··· Task input

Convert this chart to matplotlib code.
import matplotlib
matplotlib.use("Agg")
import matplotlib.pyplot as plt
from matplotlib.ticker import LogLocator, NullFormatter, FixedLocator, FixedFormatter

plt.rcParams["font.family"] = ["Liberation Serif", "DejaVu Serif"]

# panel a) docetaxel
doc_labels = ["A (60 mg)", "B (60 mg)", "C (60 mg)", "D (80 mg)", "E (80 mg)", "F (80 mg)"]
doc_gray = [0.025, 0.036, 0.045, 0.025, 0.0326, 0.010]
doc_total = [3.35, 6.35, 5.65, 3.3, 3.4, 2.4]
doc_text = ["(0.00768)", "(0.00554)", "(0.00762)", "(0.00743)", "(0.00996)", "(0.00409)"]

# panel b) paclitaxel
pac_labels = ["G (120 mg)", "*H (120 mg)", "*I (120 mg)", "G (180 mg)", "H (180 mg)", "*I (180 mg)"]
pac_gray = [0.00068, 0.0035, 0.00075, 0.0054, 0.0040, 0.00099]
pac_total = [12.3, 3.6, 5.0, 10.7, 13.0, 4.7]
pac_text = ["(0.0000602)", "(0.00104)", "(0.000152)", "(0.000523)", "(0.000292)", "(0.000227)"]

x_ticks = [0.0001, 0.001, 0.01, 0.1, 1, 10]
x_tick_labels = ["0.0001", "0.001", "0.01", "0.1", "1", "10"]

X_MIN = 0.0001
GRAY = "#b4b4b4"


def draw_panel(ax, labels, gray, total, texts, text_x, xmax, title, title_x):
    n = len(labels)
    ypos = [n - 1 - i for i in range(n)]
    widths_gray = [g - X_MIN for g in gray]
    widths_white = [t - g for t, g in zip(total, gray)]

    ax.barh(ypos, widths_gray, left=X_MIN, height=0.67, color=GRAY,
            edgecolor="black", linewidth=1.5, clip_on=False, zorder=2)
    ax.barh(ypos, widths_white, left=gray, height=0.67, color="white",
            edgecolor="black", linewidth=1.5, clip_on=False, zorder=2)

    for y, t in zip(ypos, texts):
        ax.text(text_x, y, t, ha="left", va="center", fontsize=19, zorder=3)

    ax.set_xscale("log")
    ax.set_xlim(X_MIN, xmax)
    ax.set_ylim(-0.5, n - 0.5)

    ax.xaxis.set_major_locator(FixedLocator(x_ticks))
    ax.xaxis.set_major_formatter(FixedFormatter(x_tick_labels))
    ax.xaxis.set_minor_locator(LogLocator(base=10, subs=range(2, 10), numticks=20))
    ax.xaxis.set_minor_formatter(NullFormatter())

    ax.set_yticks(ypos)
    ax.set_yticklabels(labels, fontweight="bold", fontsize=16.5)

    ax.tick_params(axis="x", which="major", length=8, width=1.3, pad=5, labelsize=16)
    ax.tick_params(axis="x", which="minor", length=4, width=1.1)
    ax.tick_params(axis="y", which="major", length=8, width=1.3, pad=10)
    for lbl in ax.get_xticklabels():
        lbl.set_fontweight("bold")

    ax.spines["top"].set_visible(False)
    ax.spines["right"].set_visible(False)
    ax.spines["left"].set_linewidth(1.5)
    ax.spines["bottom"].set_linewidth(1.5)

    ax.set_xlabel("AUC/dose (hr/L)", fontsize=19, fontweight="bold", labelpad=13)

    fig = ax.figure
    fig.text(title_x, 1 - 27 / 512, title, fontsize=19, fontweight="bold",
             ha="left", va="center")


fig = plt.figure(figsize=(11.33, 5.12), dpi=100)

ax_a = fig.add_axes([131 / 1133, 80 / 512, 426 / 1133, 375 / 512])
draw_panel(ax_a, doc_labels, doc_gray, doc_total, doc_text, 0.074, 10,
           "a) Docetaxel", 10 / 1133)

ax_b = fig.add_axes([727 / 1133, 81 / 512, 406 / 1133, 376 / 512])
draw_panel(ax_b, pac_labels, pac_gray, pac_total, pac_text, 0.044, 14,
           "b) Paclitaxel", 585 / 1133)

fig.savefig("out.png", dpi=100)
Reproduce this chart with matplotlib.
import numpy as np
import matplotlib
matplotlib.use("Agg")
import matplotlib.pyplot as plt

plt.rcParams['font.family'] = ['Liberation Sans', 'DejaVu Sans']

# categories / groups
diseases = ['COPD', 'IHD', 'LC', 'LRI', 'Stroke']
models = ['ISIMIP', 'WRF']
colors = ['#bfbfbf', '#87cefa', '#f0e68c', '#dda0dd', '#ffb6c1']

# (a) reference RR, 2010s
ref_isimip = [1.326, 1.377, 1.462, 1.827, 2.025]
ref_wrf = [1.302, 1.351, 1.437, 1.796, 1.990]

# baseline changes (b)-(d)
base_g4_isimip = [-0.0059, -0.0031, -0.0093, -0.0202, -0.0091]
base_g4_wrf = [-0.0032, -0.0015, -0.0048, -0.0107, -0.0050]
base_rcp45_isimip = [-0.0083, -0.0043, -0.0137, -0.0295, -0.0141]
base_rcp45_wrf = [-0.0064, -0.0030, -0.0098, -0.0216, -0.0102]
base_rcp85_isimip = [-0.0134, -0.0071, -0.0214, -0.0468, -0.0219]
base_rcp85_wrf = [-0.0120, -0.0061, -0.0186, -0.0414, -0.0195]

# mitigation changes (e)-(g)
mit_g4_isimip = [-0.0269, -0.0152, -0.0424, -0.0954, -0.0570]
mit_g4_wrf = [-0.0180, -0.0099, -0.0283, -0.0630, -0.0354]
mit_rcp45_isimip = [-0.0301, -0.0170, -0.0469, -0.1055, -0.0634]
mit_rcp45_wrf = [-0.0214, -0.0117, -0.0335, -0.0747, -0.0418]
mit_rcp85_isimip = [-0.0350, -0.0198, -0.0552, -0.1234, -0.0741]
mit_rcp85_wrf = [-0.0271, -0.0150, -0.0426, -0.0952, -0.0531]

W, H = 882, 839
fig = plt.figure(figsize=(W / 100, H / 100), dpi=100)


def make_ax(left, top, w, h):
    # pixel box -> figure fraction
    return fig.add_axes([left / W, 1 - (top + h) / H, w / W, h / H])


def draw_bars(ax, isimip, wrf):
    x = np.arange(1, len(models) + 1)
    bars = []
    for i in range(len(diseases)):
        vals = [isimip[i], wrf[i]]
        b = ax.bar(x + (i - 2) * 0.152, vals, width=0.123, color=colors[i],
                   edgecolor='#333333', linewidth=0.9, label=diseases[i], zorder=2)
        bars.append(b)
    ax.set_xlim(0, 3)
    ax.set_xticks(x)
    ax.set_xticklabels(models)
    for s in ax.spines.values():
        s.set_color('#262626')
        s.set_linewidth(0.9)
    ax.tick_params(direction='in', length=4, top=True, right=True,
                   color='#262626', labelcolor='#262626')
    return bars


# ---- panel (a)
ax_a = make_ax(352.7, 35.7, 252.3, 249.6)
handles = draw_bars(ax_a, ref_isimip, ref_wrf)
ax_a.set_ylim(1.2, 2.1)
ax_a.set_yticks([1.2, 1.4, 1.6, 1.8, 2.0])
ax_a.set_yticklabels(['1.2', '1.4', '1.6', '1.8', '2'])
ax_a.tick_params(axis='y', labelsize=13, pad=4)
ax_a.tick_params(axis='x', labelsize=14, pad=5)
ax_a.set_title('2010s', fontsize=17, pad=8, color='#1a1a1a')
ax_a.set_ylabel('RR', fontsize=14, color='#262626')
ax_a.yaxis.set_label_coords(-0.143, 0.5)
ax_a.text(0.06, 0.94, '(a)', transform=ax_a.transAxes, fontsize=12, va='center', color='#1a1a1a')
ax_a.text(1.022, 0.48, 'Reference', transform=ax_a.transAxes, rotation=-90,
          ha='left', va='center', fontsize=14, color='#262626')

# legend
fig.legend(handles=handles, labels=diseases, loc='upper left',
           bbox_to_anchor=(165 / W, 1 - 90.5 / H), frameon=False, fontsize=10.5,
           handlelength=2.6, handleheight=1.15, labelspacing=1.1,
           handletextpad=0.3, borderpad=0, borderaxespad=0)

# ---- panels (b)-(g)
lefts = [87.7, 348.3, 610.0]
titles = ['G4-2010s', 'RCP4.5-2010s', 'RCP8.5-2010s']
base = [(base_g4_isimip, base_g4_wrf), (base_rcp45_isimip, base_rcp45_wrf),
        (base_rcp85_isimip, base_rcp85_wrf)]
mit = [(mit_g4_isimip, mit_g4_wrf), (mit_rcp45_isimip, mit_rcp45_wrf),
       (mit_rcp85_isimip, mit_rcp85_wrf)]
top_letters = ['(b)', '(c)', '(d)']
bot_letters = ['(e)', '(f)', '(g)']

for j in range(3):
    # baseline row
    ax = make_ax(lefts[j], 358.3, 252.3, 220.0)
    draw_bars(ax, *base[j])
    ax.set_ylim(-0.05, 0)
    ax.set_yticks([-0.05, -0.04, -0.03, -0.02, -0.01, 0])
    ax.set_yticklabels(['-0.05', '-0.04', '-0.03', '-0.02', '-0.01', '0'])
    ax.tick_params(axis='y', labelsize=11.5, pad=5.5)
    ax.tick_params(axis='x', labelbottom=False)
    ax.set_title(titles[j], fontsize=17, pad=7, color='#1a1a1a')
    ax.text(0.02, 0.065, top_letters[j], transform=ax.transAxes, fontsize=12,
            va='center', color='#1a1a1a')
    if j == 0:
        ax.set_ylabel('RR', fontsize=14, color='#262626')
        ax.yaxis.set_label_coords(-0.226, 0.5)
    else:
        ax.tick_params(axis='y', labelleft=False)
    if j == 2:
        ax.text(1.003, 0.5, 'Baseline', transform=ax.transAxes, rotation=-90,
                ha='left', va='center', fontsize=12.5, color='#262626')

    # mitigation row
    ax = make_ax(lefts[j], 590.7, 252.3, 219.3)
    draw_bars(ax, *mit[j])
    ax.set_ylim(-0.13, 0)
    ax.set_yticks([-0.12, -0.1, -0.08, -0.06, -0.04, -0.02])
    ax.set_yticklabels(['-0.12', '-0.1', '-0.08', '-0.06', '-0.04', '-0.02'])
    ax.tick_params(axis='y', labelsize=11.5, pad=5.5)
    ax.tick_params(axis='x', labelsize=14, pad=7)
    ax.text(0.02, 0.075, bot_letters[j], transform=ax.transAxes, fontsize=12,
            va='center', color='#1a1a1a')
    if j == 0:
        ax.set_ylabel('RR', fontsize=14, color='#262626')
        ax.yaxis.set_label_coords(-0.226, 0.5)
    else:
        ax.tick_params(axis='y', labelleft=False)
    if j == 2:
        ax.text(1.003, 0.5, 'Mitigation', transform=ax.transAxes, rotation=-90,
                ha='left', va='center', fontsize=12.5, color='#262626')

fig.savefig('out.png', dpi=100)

······

◆ **Exercise prompt**
Scan the data above and copy every line with "chart" in it.

◆ **Task solution**
Convert this chart to matplotlib code.
Reproduce this chart with matplotlib.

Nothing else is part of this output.